The appeal was dismissed with costs, including costs of two counsel where employed.
The binding legal principles established are: (1) Section 129(2)(b) of the Tax Administration Act empowers the Tax Court to alter an assessment where: (a) the same methodology is used but with corrected input values; (b) the errors are identifiable and correctable; (c) the taxpayer has had adequate notice and opportunity to respond; (d) the court has all necessary information to decide the matter; and (e) principles of fairness and audi alteram partem are satisfied. (2) The Tax Court is a court of revision, not an appeal court in the ordinary sense. It may substitute its own decision for that of SARS based on a rehearing of the evidence. This function is judicial in nature and does not violate the separation of powers doctrine. (3) The reasonableness of an estimated assessment under s 95 (formerly s 78 of the Income Tax Act and s 31 of the VAT Act) is determined contextually. SARS must strike a balance fairly and reasonably open to it based on information readily available. The assessment must be rational, lawful, and directed to a proper purpose. (4) Where a taxpayer fraudulently suppresses sales and fails to maintain or provide adequate records, SARS may reasonably rely on the limited reliable data available to extrapolate tax liability across multiple periods. (5) The taxpayer bears the onus of proving that an assessment is unreasonable (subject to SARS bearing the onus of proving the reasonableness of the estimate under s 102(2)). Where the taxpayer fails to adduce factual evidence supporting criticisms of SARS's methodology or alternative methodologies, the taxpayer has not discharged even the evidentiary onus.
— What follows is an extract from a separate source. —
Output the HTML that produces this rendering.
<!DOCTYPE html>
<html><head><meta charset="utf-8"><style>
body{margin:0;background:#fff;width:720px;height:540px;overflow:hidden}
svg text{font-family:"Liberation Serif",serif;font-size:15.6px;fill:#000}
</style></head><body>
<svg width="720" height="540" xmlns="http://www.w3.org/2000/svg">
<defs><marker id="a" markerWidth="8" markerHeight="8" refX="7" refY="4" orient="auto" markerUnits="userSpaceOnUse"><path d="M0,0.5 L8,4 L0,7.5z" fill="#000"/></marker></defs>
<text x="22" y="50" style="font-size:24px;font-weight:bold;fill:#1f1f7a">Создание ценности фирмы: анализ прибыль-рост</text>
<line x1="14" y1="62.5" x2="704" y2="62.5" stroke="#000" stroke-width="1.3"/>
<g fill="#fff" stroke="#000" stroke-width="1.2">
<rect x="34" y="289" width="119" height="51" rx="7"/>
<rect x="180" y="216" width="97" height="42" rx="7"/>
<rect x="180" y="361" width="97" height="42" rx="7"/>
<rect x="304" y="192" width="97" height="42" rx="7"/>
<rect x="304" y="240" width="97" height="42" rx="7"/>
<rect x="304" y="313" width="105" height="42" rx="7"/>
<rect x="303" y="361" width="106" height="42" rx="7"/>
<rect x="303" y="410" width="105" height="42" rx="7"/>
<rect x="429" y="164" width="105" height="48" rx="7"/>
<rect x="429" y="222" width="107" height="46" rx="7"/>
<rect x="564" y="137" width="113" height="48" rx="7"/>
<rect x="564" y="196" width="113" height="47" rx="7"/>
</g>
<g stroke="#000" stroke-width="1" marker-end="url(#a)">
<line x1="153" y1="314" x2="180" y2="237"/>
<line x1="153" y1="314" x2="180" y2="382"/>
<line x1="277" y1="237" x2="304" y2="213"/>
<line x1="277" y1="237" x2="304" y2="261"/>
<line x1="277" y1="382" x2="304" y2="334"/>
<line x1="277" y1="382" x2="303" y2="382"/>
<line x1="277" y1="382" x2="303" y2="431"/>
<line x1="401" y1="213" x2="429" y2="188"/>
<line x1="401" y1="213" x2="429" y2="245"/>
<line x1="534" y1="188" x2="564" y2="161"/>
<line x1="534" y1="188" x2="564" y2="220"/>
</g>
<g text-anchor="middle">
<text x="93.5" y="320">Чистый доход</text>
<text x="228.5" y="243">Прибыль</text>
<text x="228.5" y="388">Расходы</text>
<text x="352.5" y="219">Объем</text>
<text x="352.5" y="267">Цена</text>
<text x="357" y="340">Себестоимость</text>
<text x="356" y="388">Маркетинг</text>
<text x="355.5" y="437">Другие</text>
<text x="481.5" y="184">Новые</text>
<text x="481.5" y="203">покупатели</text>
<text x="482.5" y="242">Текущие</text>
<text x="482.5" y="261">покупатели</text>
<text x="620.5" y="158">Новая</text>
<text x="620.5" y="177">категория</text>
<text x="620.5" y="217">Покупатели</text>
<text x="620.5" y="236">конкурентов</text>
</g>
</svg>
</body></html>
The court made several obiter observations: (1) The court noted that SARS's belated reliance on the concession mechanism under s 107(7) was "opportunistic and not conscientious," though it did not need to decide whether valid concession occurred. (2) The court observed that pleadings are important in tax matters, but within limits, a Tax Court has wide discretion and parties will not be held strictly to pleadings where no prejudice results and there has been full opportunity for enquiry. (3) The court commented that the manner of a taxpayer's accounting is irrelevant for determining tax liability, citing Secretary for Inland Revenue v Eaton Hall. (4) The court noted that it would be unsafe to compare the taxpayer's results with those of dissimilar businesses like Massmart without factual evidence establishing validity of such comparison. (5) The court observed that there is no obligation on SARS to reconstruct a taxpayer's financial records, particularly where the taxpayer has deliberately manipulated records and failed to maintain proper documentation. (6) The court indicated that where the evidence before the Tax Court does not sustain the amount in an estimated assessment, or the amount is determined to be unreasonable, the court has discretion to either alter the assessment (if it has sufficient information and fairness is satisfied) or refer it back to SARS for further examination and assessment. The choice depends on whether further investigation or evidence is required.
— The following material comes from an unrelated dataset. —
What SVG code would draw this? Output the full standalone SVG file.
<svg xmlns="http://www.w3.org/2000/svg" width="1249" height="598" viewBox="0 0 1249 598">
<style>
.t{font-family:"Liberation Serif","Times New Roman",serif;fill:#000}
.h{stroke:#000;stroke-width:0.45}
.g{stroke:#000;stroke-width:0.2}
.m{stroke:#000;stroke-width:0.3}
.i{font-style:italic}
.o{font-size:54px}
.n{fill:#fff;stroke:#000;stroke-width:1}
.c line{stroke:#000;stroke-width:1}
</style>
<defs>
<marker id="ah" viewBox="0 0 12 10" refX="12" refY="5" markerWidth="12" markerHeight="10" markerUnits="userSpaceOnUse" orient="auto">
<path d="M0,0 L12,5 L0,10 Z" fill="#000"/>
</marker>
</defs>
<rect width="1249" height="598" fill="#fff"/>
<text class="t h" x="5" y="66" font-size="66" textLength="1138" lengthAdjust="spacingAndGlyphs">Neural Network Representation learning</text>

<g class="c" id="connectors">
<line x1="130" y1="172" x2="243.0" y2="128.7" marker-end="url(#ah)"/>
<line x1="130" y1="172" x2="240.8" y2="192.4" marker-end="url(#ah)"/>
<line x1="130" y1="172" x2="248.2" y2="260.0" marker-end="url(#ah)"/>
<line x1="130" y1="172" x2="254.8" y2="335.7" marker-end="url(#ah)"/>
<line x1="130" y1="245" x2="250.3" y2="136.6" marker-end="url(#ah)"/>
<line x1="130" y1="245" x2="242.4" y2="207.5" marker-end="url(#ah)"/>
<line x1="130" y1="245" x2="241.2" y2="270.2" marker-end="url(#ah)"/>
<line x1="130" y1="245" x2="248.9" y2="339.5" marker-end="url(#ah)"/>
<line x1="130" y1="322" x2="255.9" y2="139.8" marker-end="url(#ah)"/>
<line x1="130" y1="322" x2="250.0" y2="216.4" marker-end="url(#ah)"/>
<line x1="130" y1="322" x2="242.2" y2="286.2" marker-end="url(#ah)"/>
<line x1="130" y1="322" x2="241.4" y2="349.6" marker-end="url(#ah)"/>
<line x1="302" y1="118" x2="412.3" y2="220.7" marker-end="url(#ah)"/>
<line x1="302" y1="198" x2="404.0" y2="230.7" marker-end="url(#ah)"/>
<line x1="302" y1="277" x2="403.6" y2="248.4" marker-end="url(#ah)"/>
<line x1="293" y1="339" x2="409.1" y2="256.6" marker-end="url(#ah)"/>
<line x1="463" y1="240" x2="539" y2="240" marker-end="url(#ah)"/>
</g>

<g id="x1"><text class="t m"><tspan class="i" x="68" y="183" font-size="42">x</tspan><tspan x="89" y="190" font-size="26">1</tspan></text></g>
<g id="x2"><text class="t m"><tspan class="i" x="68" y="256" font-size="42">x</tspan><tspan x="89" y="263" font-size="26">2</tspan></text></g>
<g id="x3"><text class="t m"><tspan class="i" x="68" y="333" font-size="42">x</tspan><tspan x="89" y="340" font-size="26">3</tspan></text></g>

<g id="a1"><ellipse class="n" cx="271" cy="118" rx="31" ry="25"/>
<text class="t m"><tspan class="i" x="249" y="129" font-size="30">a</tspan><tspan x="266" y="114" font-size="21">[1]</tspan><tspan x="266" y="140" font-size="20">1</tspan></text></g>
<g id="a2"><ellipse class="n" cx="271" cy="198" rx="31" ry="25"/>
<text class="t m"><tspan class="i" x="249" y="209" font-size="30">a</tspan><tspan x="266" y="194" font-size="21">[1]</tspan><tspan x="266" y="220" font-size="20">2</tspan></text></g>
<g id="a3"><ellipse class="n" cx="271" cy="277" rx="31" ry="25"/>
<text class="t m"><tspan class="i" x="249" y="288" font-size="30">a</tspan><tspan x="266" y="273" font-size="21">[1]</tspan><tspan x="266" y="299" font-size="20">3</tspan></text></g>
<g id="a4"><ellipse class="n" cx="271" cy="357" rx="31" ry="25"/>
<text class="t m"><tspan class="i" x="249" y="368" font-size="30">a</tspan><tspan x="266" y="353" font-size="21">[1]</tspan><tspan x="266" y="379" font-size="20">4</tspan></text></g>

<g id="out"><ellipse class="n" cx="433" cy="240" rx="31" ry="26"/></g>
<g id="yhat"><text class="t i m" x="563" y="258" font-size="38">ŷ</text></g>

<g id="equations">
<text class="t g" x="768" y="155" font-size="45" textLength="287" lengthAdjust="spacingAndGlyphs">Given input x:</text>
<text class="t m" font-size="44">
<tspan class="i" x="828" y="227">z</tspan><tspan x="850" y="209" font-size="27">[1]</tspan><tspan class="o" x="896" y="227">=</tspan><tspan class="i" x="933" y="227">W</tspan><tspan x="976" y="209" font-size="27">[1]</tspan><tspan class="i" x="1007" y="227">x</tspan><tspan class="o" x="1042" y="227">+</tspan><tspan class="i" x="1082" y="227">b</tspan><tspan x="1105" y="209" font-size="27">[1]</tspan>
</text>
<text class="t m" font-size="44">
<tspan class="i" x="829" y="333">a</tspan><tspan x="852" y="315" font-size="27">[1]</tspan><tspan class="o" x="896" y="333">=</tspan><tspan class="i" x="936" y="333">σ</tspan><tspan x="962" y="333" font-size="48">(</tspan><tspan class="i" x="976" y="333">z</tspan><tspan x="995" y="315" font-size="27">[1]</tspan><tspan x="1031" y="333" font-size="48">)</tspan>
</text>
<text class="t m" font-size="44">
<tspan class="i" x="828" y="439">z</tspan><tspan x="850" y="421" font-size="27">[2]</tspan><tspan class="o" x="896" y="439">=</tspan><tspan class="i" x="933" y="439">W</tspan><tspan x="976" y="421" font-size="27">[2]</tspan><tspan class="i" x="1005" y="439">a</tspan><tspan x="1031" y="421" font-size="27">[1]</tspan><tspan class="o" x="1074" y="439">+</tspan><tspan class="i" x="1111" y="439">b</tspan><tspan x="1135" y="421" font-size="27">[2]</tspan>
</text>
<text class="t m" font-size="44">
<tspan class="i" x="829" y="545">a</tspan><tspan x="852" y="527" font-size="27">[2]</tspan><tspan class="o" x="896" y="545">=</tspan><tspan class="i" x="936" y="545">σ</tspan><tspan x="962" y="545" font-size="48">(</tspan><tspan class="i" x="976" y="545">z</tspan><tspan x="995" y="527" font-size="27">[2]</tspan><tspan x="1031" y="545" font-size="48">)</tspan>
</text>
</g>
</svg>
This case is significant for clarifying the powers of the Tax Court under s 129(2)(b) of the Tax Administration Act to alter assessments. It establishes that: (1) A Tax Court may alter an assessment where errors in calculation are identified, provided the methodology remains the same, the taxpayer has adequate notice, and principles of fairness and audi alteram partem are observed. (2) Such alteration does not constitute a usurpation of executive function or violation of separation of powers, as the Tax Court is a court of revision with unique powers to substitute its decision for that of SARS. (3) The reasonableness of an estimated assessment methodology must be assessed contextually, considering the available information, the taxpayer's conduct, and whether SARS struck a balance fairly and reasonably open to it on the facts available. (4) Where a taxpayer has fraudulently suppressed sales and failed to maintain proper records, SARS may reasonably rely on limited reliable data to extrapolate tax liability, and the taxpayer bears the evidentiary burden of demonstrating that alternative methodologies would be more reasonable. The case reinforces that the Tax Court's function is to rehear matters de novo and that procedural fairness does not require SARS to issue revised assessments where the court can properly alter the assessment based on evidence before it.